Moreover, with multiple employees per household, the new normal since the 1980s, the locus of family security has shifted. Ahmari notes that “real wages”—per worker, adjusting for inflation—have not in­creased since the 1970s. This commonplace observation overlooks the fact that workers per household (and hours per worker, in many cases) have increased greatly, and with a flood of cheap imports, real incomes per household have certainly risen. But incomes are far less secure. So households have come to rely on the presence of multiple incomes, making it possible to offset spells of unemployment and job change in a world where far fewer workers enjoy long-term employment with a single supporting enterprise. Marriage contracts (or their common-law equivalent) take the place of union contracts in providing a fragile modicum of security in a much-more-precarious economy, at least until the age of Social Security and Medicare is reached—though marriage rates, too, have declined considerably since the mid-twentieth century.

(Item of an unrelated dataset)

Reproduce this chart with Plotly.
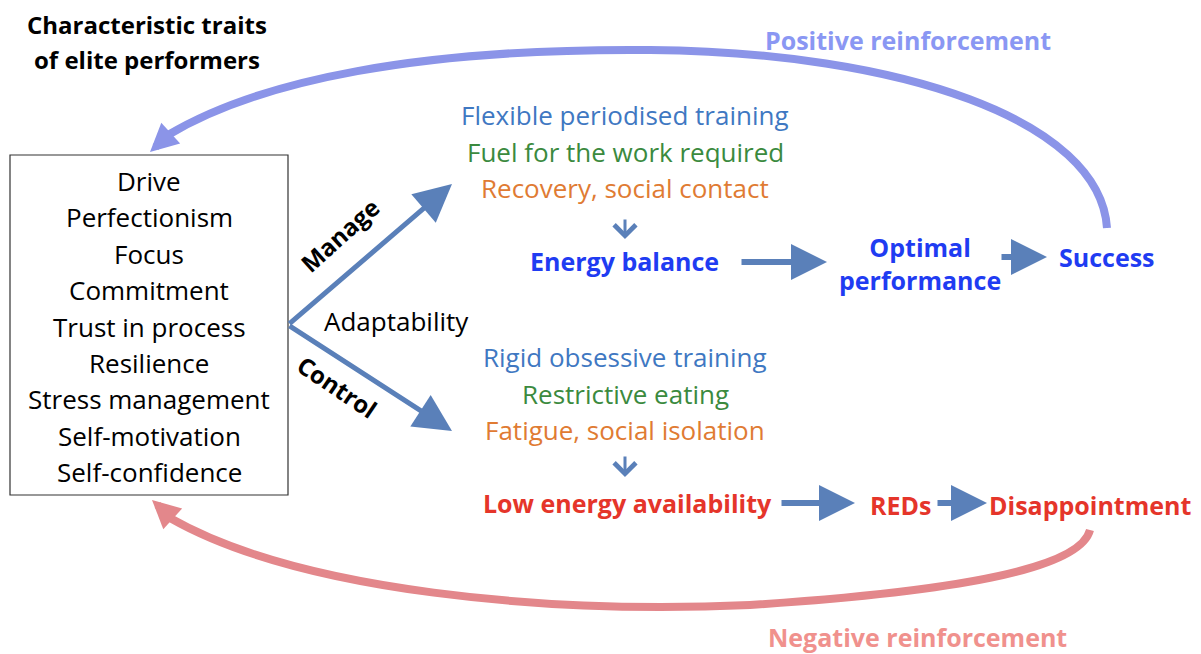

If this judgment is correct—and if my father’s ghost forgives me for offering it—where does that leave the United States? Ahmari’s answer is rooted in the most successful era of economic democratization in American history. But it does not cover the material, social, and political conditions created by the age of neoliberal globalization. And we may further stipulate that the Trumpian answer—MAGA reindustrialization (via tariffs, subsidies, and industrial policy)—is beyond easy reach in the modern world. What was destroyed over forty or fifty years cannot be put back in four or eight, even if all the political stars were to align, which they will not.

The legal backbone of Ahmari’s new tyrannies adds further obstacles. As he shows, organizations and oligarchs can overwhelm and exhaust the comparatively penniless litigants they harm. The courts are in line; the Federalist Society and its sponsors have known their business, in pressing for young judges with life tenure. As for the Supreme Court, nothing needs to be said. Ahmari does not use the word “lawfare,” but the term captures the conversion of the legal system into an implement of private power, much as it was in the days of Dred Scott and, later, the Lochner era.

What then? In France these days we see one pathway unfolding from a similar cause: a convulsive insurrection, with no immediate outlet in electoral politics but certainly favoring the rise of the extreme Right. This seems unlikely in the United States, a much larger and more de­centralized country. Washington is not Paris. And even the massive marches of the 1960s for civil rights and against the Vietnam War required a spirit of and capacity for organization no longer present.

The other plausible pathway is what we presently do observe in the United States: social dissolution, bit by bit. Homelessness is a scourge in all major American cities—where did it come from? Why is nothing being done? Opioids, fentanyl, synthetic tranquilizers—not to mention alcohol and now-legal cannabis—blunt the pain. Depression sets in for tens of millions, with suicide as the final step for many of those, along­side the occasional mass murder.

Meanwhile, the elite groups that run the country have other priorities. They are blinded, to a degree, by economic statistics built for another era, according to which, so long as unemployment is low and inflation is coming down, all is well. So they are free to natter on about China, Russia, and the “rules-based order,” to bloat up the Pentagon’s budget, and to champion “democracy and human rights” in every coun­try except our own. Perhaps someday, a new moral force will emerge to sweep them all away. But it’s difficult to see how that might happen, and so, even more, to share Sohrab Ahmari’s noble hope that American politics may be up to the task of saving us from ourselves.